> _Input rows_:
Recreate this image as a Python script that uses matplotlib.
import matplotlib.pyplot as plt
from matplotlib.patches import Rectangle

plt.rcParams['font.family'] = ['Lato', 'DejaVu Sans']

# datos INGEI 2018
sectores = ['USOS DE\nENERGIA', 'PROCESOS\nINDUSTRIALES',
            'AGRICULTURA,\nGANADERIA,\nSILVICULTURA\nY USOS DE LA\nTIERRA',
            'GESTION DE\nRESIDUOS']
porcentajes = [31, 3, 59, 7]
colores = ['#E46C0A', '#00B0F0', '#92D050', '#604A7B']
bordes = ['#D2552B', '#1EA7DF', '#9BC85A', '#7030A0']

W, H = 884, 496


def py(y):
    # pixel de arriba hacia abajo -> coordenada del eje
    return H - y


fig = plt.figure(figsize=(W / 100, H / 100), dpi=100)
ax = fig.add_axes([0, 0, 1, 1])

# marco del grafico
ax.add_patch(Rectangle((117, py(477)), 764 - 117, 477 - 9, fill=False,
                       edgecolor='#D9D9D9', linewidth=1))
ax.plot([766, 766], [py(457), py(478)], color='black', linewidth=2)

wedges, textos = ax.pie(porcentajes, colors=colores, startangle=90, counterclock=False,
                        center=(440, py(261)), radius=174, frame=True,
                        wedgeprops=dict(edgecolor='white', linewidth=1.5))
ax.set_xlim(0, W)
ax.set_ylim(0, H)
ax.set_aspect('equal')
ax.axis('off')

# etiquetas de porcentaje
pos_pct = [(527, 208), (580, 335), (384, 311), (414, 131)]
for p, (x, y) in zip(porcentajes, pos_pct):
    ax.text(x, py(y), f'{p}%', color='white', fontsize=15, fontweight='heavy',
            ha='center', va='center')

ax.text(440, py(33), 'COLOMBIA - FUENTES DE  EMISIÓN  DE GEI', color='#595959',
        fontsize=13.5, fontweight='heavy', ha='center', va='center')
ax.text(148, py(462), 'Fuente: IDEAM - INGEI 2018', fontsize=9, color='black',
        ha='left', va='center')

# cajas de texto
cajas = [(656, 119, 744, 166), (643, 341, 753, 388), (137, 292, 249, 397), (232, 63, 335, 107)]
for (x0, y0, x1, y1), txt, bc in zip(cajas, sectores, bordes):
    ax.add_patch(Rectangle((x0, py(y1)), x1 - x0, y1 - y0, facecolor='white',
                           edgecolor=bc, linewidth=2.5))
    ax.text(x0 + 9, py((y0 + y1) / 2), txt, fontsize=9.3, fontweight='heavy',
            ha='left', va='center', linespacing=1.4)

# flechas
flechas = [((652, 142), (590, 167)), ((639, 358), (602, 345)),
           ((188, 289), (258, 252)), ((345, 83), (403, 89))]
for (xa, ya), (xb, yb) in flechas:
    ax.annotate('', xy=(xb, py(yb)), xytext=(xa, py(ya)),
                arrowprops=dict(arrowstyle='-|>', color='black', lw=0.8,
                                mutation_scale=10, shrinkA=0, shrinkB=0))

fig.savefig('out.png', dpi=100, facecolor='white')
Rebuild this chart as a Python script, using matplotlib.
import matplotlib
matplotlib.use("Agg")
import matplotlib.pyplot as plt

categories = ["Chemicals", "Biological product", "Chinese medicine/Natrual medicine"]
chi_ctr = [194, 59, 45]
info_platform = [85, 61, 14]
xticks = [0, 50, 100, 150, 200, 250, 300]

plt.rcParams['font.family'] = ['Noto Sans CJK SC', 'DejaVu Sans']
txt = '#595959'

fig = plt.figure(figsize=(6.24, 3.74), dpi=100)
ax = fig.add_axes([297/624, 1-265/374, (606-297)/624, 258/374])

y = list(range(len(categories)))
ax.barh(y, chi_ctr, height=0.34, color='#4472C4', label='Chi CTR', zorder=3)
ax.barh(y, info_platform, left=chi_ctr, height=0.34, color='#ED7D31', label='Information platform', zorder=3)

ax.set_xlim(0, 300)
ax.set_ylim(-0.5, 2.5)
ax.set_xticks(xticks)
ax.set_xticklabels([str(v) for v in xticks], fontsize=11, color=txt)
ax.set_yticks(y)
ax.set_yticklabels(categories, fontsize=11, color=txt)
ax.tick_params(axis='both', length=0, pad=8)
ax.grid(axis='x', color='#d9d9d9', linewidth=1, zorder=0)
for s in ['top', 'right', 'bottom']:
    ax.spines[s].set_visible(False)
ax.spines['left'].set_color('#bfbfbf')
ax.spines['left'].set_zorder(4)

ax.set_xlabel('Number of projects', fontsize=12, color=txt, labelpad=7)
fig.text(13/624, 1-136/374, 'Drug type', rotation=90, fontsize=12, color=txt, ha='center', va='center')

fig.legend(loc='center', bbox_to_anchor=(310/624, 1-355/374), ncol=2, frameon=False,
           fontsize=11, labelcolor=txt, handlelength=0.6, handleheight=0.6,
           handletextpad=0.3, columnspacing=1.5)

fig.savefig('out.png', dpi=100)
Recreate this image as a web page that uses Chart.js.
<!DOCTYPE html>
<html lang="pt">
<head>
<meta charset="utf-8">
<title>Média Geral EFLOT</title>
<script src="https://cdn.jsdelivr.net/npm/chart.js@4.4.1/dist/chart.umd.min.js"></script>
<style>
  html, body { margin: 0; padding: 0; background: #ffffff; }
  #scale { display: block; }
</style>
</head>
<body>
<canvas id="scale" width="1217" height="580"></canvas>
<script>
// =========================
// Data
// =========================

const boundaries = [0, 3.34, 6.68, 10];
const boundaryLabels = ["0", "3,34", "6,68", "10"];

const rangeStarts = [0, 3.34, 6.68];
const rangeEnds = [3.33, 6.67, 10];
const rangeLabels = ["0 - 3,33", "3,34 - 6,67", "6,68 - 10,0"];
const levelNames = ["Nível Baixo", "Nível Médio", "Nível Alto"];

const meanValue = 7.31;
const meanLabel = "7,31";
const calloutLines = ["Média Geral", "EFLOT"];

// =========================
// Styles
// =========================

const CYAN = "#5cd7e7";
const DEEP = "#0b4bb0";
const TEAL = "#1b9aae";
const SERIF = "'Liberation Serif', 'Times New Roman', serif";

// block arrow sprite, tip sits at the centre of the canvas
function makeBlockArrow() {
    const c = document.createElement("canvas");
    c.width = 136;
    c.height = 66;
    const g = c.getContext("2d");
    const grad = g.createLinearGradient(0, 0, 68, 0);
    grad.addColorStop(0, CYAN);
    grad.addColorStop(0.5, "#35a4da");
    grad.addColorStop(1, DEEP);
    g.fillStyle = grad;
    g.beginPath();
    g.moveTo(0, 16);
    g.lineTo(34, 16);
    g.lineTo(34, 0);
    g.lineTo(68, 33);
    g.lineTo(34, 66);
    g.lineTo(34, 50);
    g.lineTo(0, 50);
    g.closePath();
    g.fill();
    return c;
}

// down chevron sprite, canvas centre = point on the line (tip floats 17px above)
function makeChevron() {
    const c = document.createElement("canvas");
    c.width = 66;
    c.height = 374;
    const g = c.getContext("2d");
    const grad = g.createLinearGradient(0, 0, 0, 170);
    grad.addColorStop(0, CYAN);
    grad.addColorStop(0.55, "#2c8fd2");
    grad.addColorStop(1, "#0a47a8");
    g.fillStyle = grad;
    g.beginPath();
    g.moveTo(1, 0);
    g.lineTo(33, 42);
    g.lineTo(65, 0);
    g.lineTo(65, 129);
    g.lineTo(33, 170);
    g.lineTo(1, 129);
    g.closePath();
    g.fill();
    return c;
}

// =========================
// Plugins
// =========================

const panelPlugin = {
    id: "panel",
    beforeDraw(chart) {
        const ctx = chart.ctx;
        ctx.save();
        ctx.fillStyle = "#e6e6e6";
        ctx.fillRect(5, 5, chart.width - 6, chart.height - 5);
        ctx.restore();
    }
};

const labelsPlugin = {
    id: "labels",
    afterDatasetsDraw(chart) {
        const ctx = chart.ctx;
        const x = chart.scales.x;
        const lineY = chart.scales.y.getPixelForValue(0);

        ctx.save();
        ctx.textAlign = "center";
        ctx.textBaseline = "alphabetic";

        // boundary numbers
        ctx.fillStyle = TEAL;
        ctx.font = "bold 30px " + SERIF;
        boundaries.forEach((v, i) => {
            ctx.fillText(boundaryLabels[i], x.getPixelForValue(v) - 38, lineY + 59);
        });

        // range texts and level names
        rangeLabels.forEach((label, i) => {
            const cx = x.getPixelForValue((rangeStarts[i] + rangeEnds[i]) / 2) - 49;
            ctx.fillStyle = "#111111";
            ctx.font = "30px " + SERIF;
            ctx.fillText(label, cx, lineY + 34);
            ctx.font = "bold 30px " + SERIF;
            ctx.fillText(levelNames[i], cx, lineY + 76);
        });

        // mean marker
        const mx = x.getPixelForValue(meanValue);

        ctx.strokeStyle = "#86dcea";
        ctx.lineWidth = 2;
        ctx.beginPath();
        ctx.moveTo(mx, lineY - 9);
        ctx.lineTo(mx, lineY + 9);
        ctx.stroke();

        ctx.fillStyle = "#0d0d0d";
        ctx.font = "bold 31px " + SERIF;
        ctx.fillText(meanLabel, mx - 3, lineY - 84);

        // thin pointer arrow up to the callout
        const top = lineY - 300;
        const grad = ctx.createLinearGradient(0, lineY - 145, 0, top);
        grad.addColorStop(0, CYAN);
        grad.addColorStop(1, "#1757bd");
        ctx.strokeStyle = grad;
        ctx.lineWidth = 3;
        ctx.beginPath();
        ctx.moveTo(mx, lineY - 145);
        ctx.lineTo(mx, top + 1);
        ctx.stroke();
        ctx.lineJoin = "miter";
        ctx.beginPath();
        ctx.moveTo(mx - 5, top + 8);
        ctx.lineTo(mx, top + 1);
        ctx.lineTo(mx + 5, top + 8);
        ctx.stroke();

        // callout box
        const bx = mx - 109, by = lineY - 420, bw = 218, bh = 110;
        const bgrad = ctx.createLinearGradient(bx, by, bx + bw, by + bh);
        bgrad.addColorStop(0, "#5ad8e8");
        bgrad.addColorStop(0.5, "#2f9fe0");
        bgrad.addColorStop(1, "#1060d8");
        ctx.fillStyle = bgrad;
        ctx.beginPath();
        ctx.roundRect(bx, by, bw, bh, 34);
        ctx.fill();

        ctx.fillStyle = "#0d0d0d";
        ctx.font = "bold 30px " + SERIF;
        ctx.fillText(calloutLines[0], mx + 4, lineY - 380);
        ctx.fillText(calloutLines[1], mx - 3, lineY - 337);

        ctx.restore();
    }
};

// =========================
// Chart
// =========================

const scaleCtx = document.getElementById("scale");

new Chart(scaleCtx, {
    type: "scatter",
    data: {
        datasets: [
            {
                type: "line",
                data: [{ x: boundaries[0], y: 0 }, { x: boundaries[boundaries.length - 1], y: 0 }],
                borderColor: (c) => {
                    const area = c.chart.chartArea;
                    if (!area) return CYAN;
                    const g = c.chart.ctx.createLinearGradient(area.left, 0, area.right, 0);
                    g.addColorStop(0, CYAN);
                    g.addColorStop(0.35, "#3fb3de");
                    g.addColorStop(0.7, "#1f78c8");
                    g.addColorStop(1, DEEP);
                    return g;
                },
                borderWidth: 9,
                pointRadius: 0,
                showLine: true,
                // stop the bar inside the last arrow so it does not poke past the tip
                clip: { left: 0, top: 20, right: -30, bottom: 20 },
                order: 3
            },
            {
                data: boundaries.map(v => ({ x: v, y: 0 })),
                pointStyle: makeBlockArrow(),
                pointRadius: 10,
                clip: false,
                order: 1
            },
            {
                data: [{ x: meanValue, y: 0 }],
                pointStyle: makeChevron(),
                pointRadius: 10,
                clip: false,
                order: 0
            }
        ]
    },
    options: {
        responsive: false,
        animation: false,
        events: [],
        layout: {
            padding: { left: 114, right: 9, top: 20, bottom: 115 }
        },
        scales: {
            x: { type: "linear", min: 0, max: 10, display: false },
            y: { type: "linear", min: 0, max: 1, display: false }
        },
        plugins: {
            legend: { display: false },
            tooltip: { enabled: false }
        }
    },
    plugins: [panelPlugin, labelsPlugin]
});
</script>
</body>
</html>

> _What is needed_: Up to and including the line with "py(478)], color='black', linewidth=2)", repeat the data exactly, starting from its first line; nothing else belongs in the response.

> _Completed task_:
Recreate this image as a Python script that uses matplotlib.
import matplotlib.pyplot as plt
from matplotlib.patches import Rectangle

plt.rcParams['font.family'] = ['Lato', 'DejaVu Sans']

# datos INGEI 2018
sectores = ['USOS DE\nENERGIA', 'PROCESOS\nINDUSTRIALES',
            'AGRICULTURA,\nGANADERIA,\nSILVICULTURA\nY USOS DE LA\nTIERRA',
            'GESTION DE\nRESIDUOS']
porcentajes = [31, 3, 59, 7]
colores = ['#E46C0A', '#00B0F0', '#92D050', '#604A7B']
bordes = ['#D2552B', '#1EA7DF', '#9BC85A', '#7030A0']

W, H = 884, 496


def py(y):
    # pixel de arriba hacia abajo -> coordenada del eje
    return H - y


fig = plt.figure(figsize=(W / 100, H / 100), dpi=100)
ax = fig.add_axes([0, 0, 1, 1])

# marco del grafico
ax.add_patch(Rectangle((117, py(477)), 764 - 117, 477 - 9, fill=False,
                       edgecolor='#D9D9D9', linewidth=1))
ax.plot([766, 766], [py(457), py(478)], color='black', linewidth=2)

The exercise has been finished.